_Your goal:_
Return the listing word for word, as given.

_Given information:_

## Begin

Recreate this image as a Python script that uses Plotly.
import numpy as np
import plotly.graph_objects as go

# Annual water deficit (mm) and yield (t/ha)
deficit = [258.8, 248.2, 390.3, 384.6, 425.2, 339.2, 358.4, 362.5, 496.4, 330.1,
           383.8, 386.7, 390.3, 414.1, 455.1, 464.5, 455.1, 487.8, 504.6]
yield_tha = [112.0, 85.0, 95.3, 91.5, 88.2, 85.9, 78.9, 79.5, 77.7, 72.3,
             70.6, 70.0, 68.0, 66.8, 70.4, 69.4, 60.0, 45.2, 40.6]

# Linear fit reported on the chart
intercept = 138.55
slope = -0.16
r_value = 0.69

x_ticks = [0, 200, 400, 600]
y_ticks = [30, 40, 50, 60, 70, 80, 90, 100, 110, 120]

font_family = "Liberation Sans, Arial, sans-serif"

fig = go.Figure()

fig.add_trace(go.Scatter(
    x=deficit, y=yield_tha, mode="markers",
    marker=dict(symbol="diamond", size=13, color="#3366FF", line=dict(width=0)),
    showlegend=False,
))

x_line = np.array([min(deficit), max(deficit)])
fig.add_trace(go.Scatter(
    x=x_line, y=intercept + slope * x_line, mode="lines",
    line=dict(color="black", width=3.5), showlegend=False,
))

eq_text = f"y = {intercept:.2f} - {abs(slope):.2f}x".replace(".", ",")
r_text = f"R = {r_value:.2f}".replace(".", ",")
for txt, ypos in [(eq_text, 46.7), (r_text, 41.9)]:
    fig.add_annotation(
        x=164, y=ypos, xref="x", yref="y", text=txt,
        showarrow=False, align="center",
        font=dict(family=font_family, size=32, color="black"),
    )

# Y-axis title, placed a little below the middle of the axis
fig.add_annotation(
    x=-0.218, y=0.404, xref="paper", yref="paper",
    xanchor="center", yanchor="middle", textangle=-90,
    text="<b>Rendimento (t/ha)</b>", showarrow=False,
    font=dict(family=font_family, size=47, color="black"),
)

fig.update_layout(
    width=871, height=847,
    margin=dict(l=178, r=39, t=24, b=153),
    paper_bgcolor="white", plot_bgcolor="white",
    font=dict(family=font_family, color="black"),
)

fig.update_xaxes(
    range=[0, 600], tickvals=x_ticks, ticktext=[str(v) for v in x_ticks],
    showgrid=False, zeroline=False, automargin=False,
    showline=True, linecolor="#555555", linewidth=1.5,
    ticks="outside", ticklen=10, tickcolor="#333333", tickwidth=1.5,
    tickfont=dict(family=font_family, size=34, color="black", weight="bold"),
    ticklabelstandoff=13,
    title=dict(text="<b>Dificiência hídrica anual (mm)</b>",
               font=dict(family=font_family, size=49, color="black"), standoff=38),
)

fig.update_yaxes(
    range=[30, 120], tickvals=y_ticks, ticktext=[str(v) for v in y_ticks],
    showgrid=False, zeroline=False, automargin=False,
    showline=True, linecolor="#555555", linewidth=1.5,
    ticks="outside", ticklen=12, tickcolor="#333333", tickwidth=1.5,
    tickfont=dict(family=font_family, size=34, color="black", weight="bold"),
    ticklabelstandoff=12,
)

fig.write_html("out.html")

## End

_Exercise response:_
Recreate this image as a Python script that uses Plotly.
import numpy as np
import plotly.graph_objects as go

# Annual water deficit (mm) and yield (t/ha)
deficit = [258.8, 248.2, 390.3, 384.6, 425.2, 339.2, 358.4, 362.5, 496.4, 330.1,
           383.8, 386.7, 390.3, 414.1, 455.1, 464.5, 455.1, 487.8, 504.6]
yield_tha = [112.0, 85.0, 95.3, 91.5, 88.2, 85.9, 78.9, 79.5, 77.7, 72.3,
             70.6, 70.0, 68.0, 66.8, 70.4, 69.4, 60.0, 45.2, 40.6]

# Linear fit reported on the chart
intercept = 138.55
slope = -0.16
r_value = 0.69

x_ticks = [0, 200, 400, 600]
y_ticks = [30, 40, 50, 60, 70, 80, 90, 100, 110, 120]

font_family = "Liberation Sans, Arial, sans-serif"

fig = go.Figure()

fig.add_trace(go.Scatter(
    x=deficit, y=yield_tha, mode="markers",
    marker=dict(symbol="diamond", size=13, color="#3366FF", line=dict(width=0)),
    showlegend=False,
))

x_line = np.array([min(deficit), max(deficit)])
fig.add_trace(go.Scatter(
    x=x_line, y=intercept + slope * x_line, mode="lines",
    line=dict(color="black", width=3.5), showlegend=False,
))

eq_text = f"y = {intercept:.2f} - {abs(slope):.2f}x".replace(".", ",")
r_text = f"R = {r_value:.2f}".replace(".", ",")
for txt, ypos in [(eq_text, 46.7), (r_text, 41.9)]:
    fig.add_annotation(
        x=164, y=ypos, xref="x", yref="y", text=txt,
        showarrow=False, align="center",
        font=dict(family=font_family, size=32, color="black"),
    )

# Y-axis title, placed a little below the middle of the axis
fig.add_annotation(
    x=-0.218, y=0.404, xref="paper", yref="paper",
    xanchor="center", yanchor="middle", textangle=-90,
    text="<b>Rendimento (t/ha)</b>", showarrow=False,
    font=dict(family=font_family, size=47, color="black"),
)

fig.update_layout(
    width=871, height=847,
    margin=dict(l=178, r=39, t=24, b=153),
    paper_bgcolor="white", plot_bgcolor="white",
    font=dict(family=font_family, color="black"),
)

fig.update_xaxes(
    range=[0, 600], tickvals=x_ticks, ticktext=[str(v) for v in x_ticks],
    showgrid=False, zeroline=False, automargin=False,
    showline=True, linecolor="#555555", linewidth=1.5,
    ticks="outside", ticklen=10, tickcolor="#333333", tickwidth=1.5,
    tickfont=dict(family=font_family, size=34, color="black", weight="bold"),
    ticklabelstandoff=13,
    title=dict(text="<b>Dificiência hídrica anual (mm)</b>",
               font=dict(family=font_family, size=49, color="black"), standoff=38),
)

fig.update_yaxes(
    range=[30, 120], tickvals=y_ticks, ticktext=[str(v) for v in y_ticks],
    showgrid=False, zeroline=False, automargin=False,
    showline=True, linecolor="#555555", linewidth=1.5,
    ticks="outside", ticklen=12, tickcolor="#333333", tickwidth=1.5,
    tickfont=dict(family=font_family, size=34, color="black", weight="bold"),
    ticklabelstandoff=12,
)

fig.write_html("out.html")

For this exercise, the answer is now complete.